The Battle Of Hastings begins
"Loud and far resounded the bray of the horns and the shocks of the lances, the mighty strokes of maces and the quick clashing of swords. One while the Englishmen rushed on, another while they fell back; one while the men from over sea charged onward, and again at other times retreated.
The Normans shouted, 'Dex Aie!' ( God Help!) the English people, 'Out!'
Then came the cunning manoeuvres, the rude shocks and strokes of the lance and blows of the swords, among the sergeants and soldiers, both English and Norman.
When the English fall, the Normans shout. Each side taunts and defies the other, yet neither knoweth what the other saith; and the Normans say the English bark, because they understand not their speech.
Some wax strong, others weak: the brave exult, but the cowards tremble, as men who are sore dismayed. The Normans press on the assault, and the English defend their post well; they pierce the hauberks and cleave the shields, receive and return mighty blows.
Again, some press forward, others yield; and thus, in various ways, the struggle proceeds. In the plain was a fosse (ditch), which the Normans had now behind them, having passed it in the fight without regarding it. But the English charged and drove the Normans before them till they made them fall back upon this fosse, overthrowing into it horses and men. Many were to be seen falling therein, rolling one over the others, with their faces to the earth, and unable to rise.
Many of the English also, whom the Normans drew down along with them, died there. At no time during the day's battle did so many Normans die as perished in that fosse. So those said who saw the dead.
The varlets who were set to guard the harness began to abandon it as they saw the loss of the Frenchmen when thrown back upon the fosse without power to recover themselves. Being greatly alarmed at seeing the difficulty in restoring order, they began to quit the harness, and sought around, not knowing where to find shelter.

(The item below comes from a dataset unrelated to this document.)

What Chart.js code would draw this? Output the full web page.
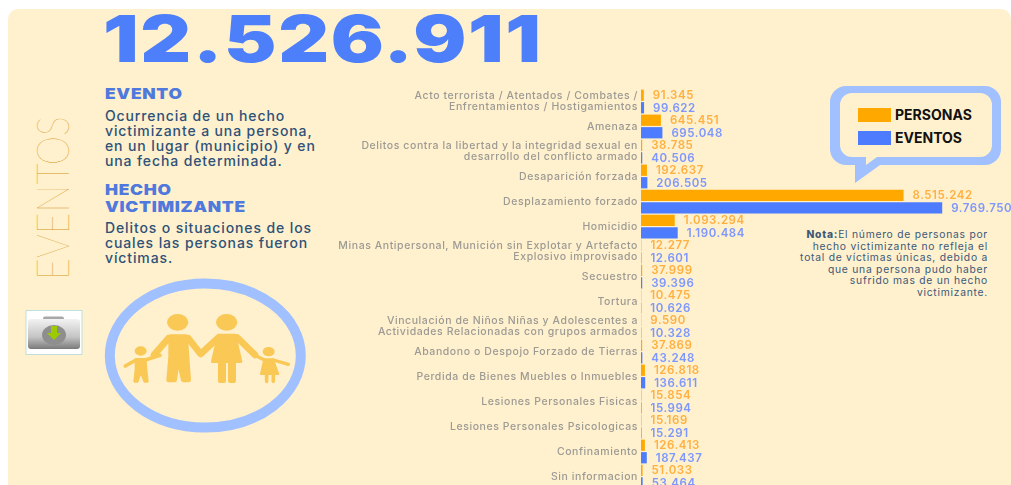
<!DOCTYPE html>
<html lang="es">
<head>
<meta charset="utf-8">
<title>Eventos</title>
<script src="https://cdn.jsdelivr.net/npm/chart.js@4"></script>
<style>
html, body { margin: 0; padding: 0; background: #fff; width: 1011px; height: 485px; overflow: hidden; }
#panel { position: absolute; left: 8px; top: 9px; width: 1003px; height: 476px; background: #FFF0CE; border-radius: 10px 10px 0 0; }
.abs { position: absolute; white-space: nowrap; font-family: Inter, sans-serif; }
#total { left: 103px; top: 1px; font-size: 64px; line-height: 76px; font-weight: 900; color: #4D7FFA; letter-spacing: 1.4px; transform: scaleX(1.23); transform-origin: left center; }
.head { left: 105px; font-size: 15px; line-height: 17px; font-weight: 900; color: #4F79DC; letter-spacing: .6px; transform: scaleX(1.16); transform-origin: left center; }
.text { left: 105px; font-size: 14px; line-height: 15px; font-weight: 500; color: #2E5278; letter-spacing: .88px; }
#side { left: -48.500px; top: 178px; width: 200px; height: 40px; line-height: 40px; text-align: center; font-family: Lato, sans-serif; font-weight: 100; font-size: 45px; color: #D69A20; transform: rotate(-90deg) scaleX(.83); }
#nota { right: 23px; top: 229px; text-align: right; font-size: 10.300px; line-height: 11.600px; font-weight: 400; color: #3A5A78; letter-spacing: .75px; }
#nota b { font-weight: 800; }
#wrap { position: absolute; left: 330px; top: 88.500px; width: 681px; height: 400px; }
svg { position: absolute; left: 0; top: 0; }
.leg { font-family: Inter, sans-serif; font-weight: 700; font-size: 14px; fill: #111; }
</style>
</head>
<body>
<div id="panel"></div>
<div class="abs" id="total">12.526.911</div>
<div class="abs head" style="top:85px">EVENTO</div>
<div class="abs text" style="top:108px">Ocurrencia de un hecho<br>victimizante a una persona,<br>en un lugar (municipio) y en<br>una fecha determinada.</div>
<div class="abs head" style="top:181px">HECHO<br>VICTIMIZANTE</div>
<div class="abs text" style="top:220px">Delitos o situaciones de los<br>cuales las personas fueron<br>víctimas.</div>
<div class="abs" id="side">EVENTOS</div>
<div class="abs" id="nota"><b>Nota:</b>El número de personas por<br>hecho victimizante no refleja el<br>total de víctimas únicas, debido a<br>que una persona pudo haber<br>sufrido mas de un hecho<br>victimizante.</div>

<svg width="1011" height="485">
  <defs>
    <linearGradient id="gris" x1="0" y1="0" x2="0" y2="1">
      <stop offset="0" stop-color="#F2F2F2"/><stop offset=".6" stop-color="#C4C4C4"/><stop offset="1" stop-color="#7A7A7A"/>
    </linearGradient>
  </defs>
  <!-- carpeta de descarga -->
  <rect x="26" y="310.500" width="56" height="44" fill="#fff" stroke="#BFE0DC"/>
  <rect x="43" y="316.500" width="21" height="6" rx="2" fill="#A8A8A8"/>
  <rect x="28" y="319" width="52" height="30" rx="3" fill="url(#gris)"/>
  <ellipse cx="54" cy="335" rx="12" ry="10" fill="#8E8E8E"/>
  <path d="M51 326h6v7h4l-7 7-7-7h4z" fill="#9BCB00"/>
  <!-- familia -->
  <ellipse cx="205.300" cy="355.500" rx="95.500" ry="72" fill="none" stroke="#A0C0FF" stroke-width="10"/>
  <g transform="translate(0 270) scale(.3333)" fill="#F9C855" stroke="#F9C855" stroke-linecap="round" stroke-linejoin="round">
    <ellipse cx="533" cy="157" rx="32" ry="25" stroke="none"/>
    <ellipse cx="680" cy="157" rx="32" ry="25" stroke="none"/>
    <ellipse cx="422" cy="243" rx="18" ry="14" stroke="none"/>
    <ellipse cx="806" cy="245" rx="18" ry="14" stroke="none"/>
    <path d="M512 200h45l4 60 5 70h-16l-16-70-10 70h-18l6-70z" stroke-width="14"/>
    <path d="M505 205L462 255M565 205L602 252L655 203M712 203L765 255" fill="none" stroke-width="20"/>
    <path d="M655 195h50l18 80h-86z" stroke-width="8"/>
    <path d="M660 275h12v58h-12zM690 275h12v58h-12z" stroke-width="12"/>
    <path d="M408 268h28l2 30 4 36h-8l-12-30-10 30h-8l4-36z" stroke-width="8"/>
    <path d="M408 270L376 288M436 270L480 256" fill="none" stroke-width="11"/>
    <path d="M793 268h26l16 44h-52z" stroke-width="6"/>
    <path d="M800 312v22M820 312v22" fill="none" stroke-width="11"/>
    <path d="M793 270L765 256M820 270L865 283" fill="none" stroke-width="10"/>
  </g>
  <!-- globo de la leyenda -->
  <path fill="#A0C0FF" fill-rule="evenodd" d="M846 86H985a16 16 0 0 1 16 16V149a16 16 0 0 1-16 16H880L855 183V165H846a16 16 0 0 1-16-16V102a16 16 0 0 1 16-16Z
    M852 93a12 12 0 0 0-12 12V145a12 12 0 0 0 12 12H866V165L877 157H980a12 12 0 0 0 12-12V105a12 12 0 0 0-12-12Z"/>
  <rect id="sw0" x="858" y="108" width="33" height="14"/>
  <rect id="sw1" x="858" y="131" width="33" height="14"/>
  <text id="lg0" class="leg" x="895" y="120"></text>
  <text id="lg1" class="leg" x="895" y="143"></text>
</svg>

<div id="wrap"><canvas id="chartEventos"></canvas></div>

<script>
"use strict";

const categorias = [
    ['Acto terrorista / Atentados / Combates /', 'Enfrentamientos / Hostigamientos'],
    'Amenaza',
    ['Delitos contra la libertad y la integridad sexual en', 'desarrollo del conflicto armado'],
    'Desaparición forzada',
    'Desplazamiento forzado',
    'Homicidio',
    ['Minas Antipersonal, Munición sin Explotar y Artefacto', 'Explosivo improvisado'],
    'Secuestro',
    'Tortura',
    ['Vinculación de Niños Niñas y Adolescentes a', 'Actividades Relacionadas con grupos armados'],
    'Abandono o Despojo Forzado de Tierras',
    'Perdida de Bienes Muebles o Inmuebles',
    'Lesiones Personales Fisicas',
    'Lesiones Personales Psicologicas',
    'Confinamiento',
    'Sin informacion'
];
const personas = [91345, 645451, 38785, 192637, 8515242, 1093294, 12277, 37999, 10475, 9590, 37869, 126818, 15854, 15169, 126413, 51033];
const eventos = [99622, 695048, 40506, 206505, 9769750, 1190484, 12601, 39396, 10626, 10328, 43248, 136611, 15994, 15291, 187437, 53464];
const nombresSeries = ['PERSONAS', 'EVENTOS'];

const coloresBarra = ['#FFA800', '#4D7CFE'];
const coloresTexto = ['#FFB040', '#7C97FF'];

// separador de miles con punto
const formato = (valor) => String(valor).replace(/\B(?=(\d{3})+$)/g, '.');

// leyenda dentro del globo
nombresSeries.forEach((nombre, i) => {
    document.getElementById('lg' + i).textContent = nombre;
    document.getElementById('sw' + i).setAttribute('fill', coloresBarra[i]);
});

// etiquetas de valor al final de cada barra
const etiquetasValor = {
    id: 'etiquetasValor',
    afterDatasetsDraw(chart) {
        const ctx = chart.ctx;
        ctx.save();
        ctx.font = '600 11.500px Inter, sans-serif';
        ctx.letterSpacing = '0.55px';
        ctx.textBaseline = 'middle';
        chart.data.datasets.forEach((dataset, i) => {
            ctx.fillStyle = coloresTexto[i];
            chart.getDatasetMeta(i).data.forEach((barra, j) => {
                ctx.fillText(formato(dataset.data[j]), barra.x + 9, barra.y + 0.5);
            });
        });
        ctx.restore();
    }
};

// espaciado de letras de los rotulos del eje
const espaciado = {
    id: 'espaciado',
    beforeDraw(chart) {
        chart.ctx.letterSpacing = '0.58px';
    }
};

new Chart(document.getElementById('chartEventos'), {
    type: 'bar',
    data: {
        labels: categorias,
        datasets: [
            { label: nombresSeries[0], data: personas, backgroundColor: coloresBarra[0] },
            { label: nombresSeries[1], data: eventos, backgroundColor: coloresBarra[1] }
        ]
    },
    plugins: [espaciado, etiquetasValor],
    options: {
        indexAxis: 'y',
        responsive: true,
        maintainAspectRatio: false,
        animation: false,
        layout: { padding: 0 },
        categoryPercentage: 1,
        barPercentage: 0.9,
        plugins: { legend: { display: false }, tooltip: { enabled: false } },
        scales: {
            x: { display: false, min: 0, max: 12000000 },
            y: {
                afterFit: (escala) => {
                    escala.width = 311;
                    escala.paddingTop = 0;
                    escala.paddingBottom = 0;
                },
                grid: { display: false, drawTicks: false, tickLength: 0 },
                border: { display: false },
                ticks: {
                    autoSkip: false,
                    padding: 3,
                    color: '#9C9A94',
                    font: { family: 'Inter, sans-serif', size: 10.5, weight: '500', lineHeight: 1.1 }
                }
            }
        }
    }
});
</script>
</body>
</html>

Then Duke William's brother, Odo, the good priest, the Bishop of Bayeux, galloped up and said to them:
'Stand fast! stand fast! be quiet and move not! Fear nothing; for, if God please, we shall conquer yet.'
So they took courage and rested where they were; and Odo returned galloping back to where the battle was most fierce, and was of great service on that day. He had put a hauberk on over a white aube (a long white linen robe with tapered sleeves worn by a priest) wide in the body, with the sleeve tight, and sat on a white horse, so that all might recognize him. In his hand he held a mace, and wherever he saw most need he held up and stationed the knights, and often urged them on to assault and strike the enemy."